5. An element has a density of 10.25 g/cm3 and a metallic radius of 136.3 pm. The metal crystallizes in a bcc lattice. Identify the element.

6. A 21.64 g sample of a nonreactive metal is placed in a flask containing 12.00 mL of water; the final volume is 13.81 mL. If the length of the edge of the unit cell is 387 pm and the metallic radius is 137 pm, determine the packing arrangement and identify the element.

7. A sample of an alkali metal that has a bcc unit cell is found to have a mass of 1.000 g and a volume of 1.0298 cm3. When the metal reacts with excess water, the reaction produces 539.29 mL of hydrogen gas at 0.980 atm and 23°C. Identify the metal, determine the unit cell dimensions, and give the approximate size of the atom in picometers.

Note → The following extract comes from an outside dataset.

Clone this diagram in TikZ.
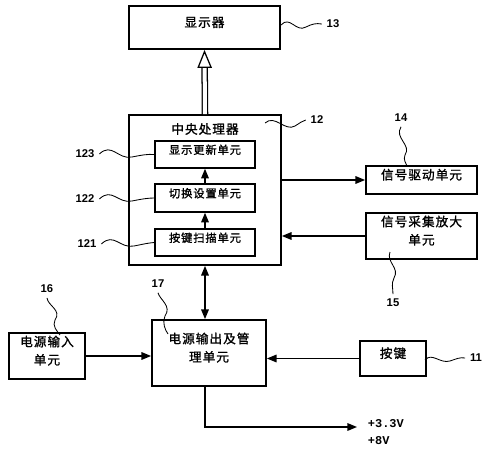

8. A sample of an alkaline earth metal that has a bcc unit cell is found to have a mass 5.000 g and a volume of 1.392 cm3. Complete reaction with chlorine gas requires 848.3 mL of chlorine gas at 1.050 atm and 25°C. Identify the metal, determine the unit cell dimensions, and give the approximate size of the atom in picometers.

9. Lithium crystallizes in a bcc structure with an edge length of 3.509 Å. Calculate its density. What is the approximate metallic radius of lithium in picometers?

10. Vanadium is used in the manufacture of rust-resistant vanadium steel. It forms bcc crystals with a density of 6.11 g/cm3 at 18.7°C. What is the length of the edge of the unit cell? What is the approximate metallic radius of the vanadium in picometers?

11. A simple cubic cell contains one metal atom with a metallic radius of 100 pm.

a. Determine the volume of the atom(s) contained in one unit cell [the volume of a sphere = ($${4 \over 3}$$)πr3].

b. What is the length of one edge of the unit cell? (Hint: there is no empty space between atoms.)

c. Calculate the volume of the unit cell.

d. Determine the packing efficiency for this structure.

e. Use the steps in Problem 11 to calculate the packing efficiency for a bcc unit cell with a metallic radius of 1.00 Å.